I think if you write a book on optics that is influencing Da Vinci, Galileo, Huygens and Kepler, you're probably doing all right. And there are dozens of similarly influential thinkers in that part of the world at around that period in time. I'm not going to dig them out for you one by one. If you're truly curious, I've given you enough information here for you to find some entry points. If you're not curious then you can't be convinced by reason anyway.
Neither was Dawkins (with regards to contributions) when he said that the whole of the Islamic world had produced less Nobel winners in science than Trinity College Cambridge....
One college..
In one institution..
In one country..
And as long as you're cherry picking your time period to only during the existence of the Nobel Prize, sure. And ignoring the inherent bias that the Nobel committees has had towards western and European work for most of their existence.
How many great thinkers did Trinity put out between 800 and 1400AD? None? Does that mean that Trinity isn't an excellent college? Of course not.

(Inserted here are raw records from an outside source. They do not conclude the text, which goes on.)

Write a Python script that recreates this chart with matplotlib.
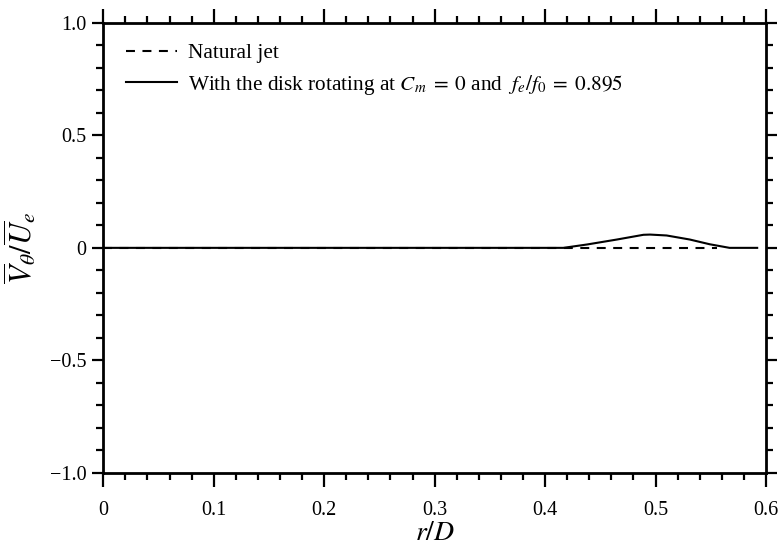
import matplotlib
matplotlib.use("Agg")
import matplotlib.pyplot as plt
from matplotlib.ticker import MultipleLocator

plt.rcParams["font.family"] = ["Liberation Serif", "DejaVu Serif"]
plt.rcParams["mathtext.fontset"] = "stix"

# -----------------------------
# Data
# -----------------------------
r_natural = [0.0, 0.1, 0.2, 0.3, 0.4, 0.45, 0.5, 0.55, 0.556]
v_natural = [0.0, 0.0, 0.0, 0.0, 0.0, 0.0, 0.0, 0.0, 0.0]

r_disk = [0.0, 0.1, 0.2, 0.3, 0.4, 0.4165, 0.438, 0.465, 0.489, 0.495,
          0.510, 0.531, 0.549, 0.567, 0.592]
v_disk = [0.0, 0.0, 0.0, 0.0, 0.0, 0.0, 0.015, 0.037, 0.058, 0.059,
          0.055, 0.037, 0.016, 0.0, 0.0]

label_natural = "Natural jet"
label_disk = (r"With the disk rotating at $C_m\;=\;0$ and "
              r"$\ f_e/f_0\;=\;0.895$")

x_ticks = [0, 0.1, 0.2, 0.3, 0.4, 0.5, 0.6]
x_ticklabels = ["0", "0.1", "0.2", "0.3", "0.4", "0.5", "0.6"]
y_ticks = [-1.0, -0.5, 0, 0.5, 1.0]
y_ticklabels = ["\u22121.0", "\u22120.5", "0", "0.5", "1.0"]

# -----------------------------
# Plot
# -----------------------------
fig = plt.figure(figsize=(7.78, 5.5), dpi=100)
ax = fig.add_axes([0.1328, 0.14, 0.8518, 0.8187])

ax.plot(r_natural, v_natural, color="black", lw=1.5, dashes=(4.3, 3.6),
        label=label_natural)
ax.plot(r_disk, v_disk, color="black", lw=1.5, label=label_disk)

ax.set_xlim(0, 0.6)
ax.set_ylim(-1.0, 1.0)
ax.set_xticks(x_ticks)
ax.set_xticklabels(x_ticklabels)
ax.set_yticks(y_ticks)
ax.set_yticklabels(y_ticklabels)
ax.xaxis.set_minor_locator(MultipleLocator(0.02))
ax.yaxis.set_minor_locator(MultipleLocator(0.1))

ax.tick_params(which="both", top=True, right=True, direction="out",
               labelsize=14.5, width=1.6, color="black")
ax.tick_params(axis="x", which="major", length=10, pad=10)
ax.tick_params(axis="y", which="major", length=8, pad=4)
ax.tick_params(which="minor", length=5)
for s in ax.spines.values():
    s.set_linewidth(2.0)

ax.set_xlabel(r"$r/D$", fontsize=20, labelpad=1)
ax.set_ylabel(r"$\overline{V}_\theta/\overline{U}_e$", fontsize=22, labelpad=8)

ax.legend(loc="upper left", frameon=False, fontsize=15.3, handlelength=2.4,
          handletextpad=0.5, labelspacing=0.45, borderaxespad=0.3,
          bbox_to_anchor=(0.012, 0.987))

fig.savefig("out.png", dpi=100)
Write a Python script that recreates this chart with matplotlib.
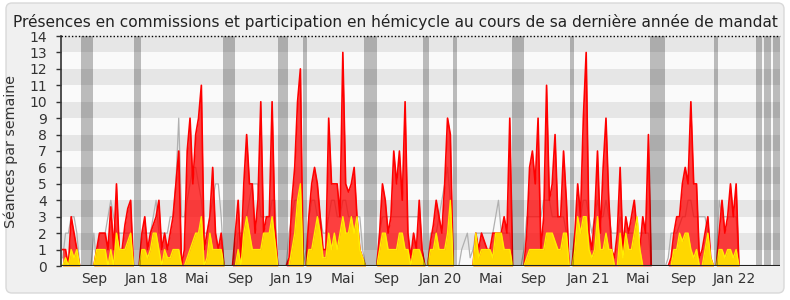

That would be silly.
Dawkins is a smart guy, but he's also prone to saying inflammatory things purely for the sake of being inflammatory. And hey, when I go to look up that statement it turns out that there's some more that you omitted...
All the world's Muslims have fewer Nobel Prizes than Trinity College, Cambridge. They did great things in the Middle Ages, though.
Oh my. That sounds awfully like the point that you were arguing against. Did you seriously not get far enough through his tweet to read the second sentence?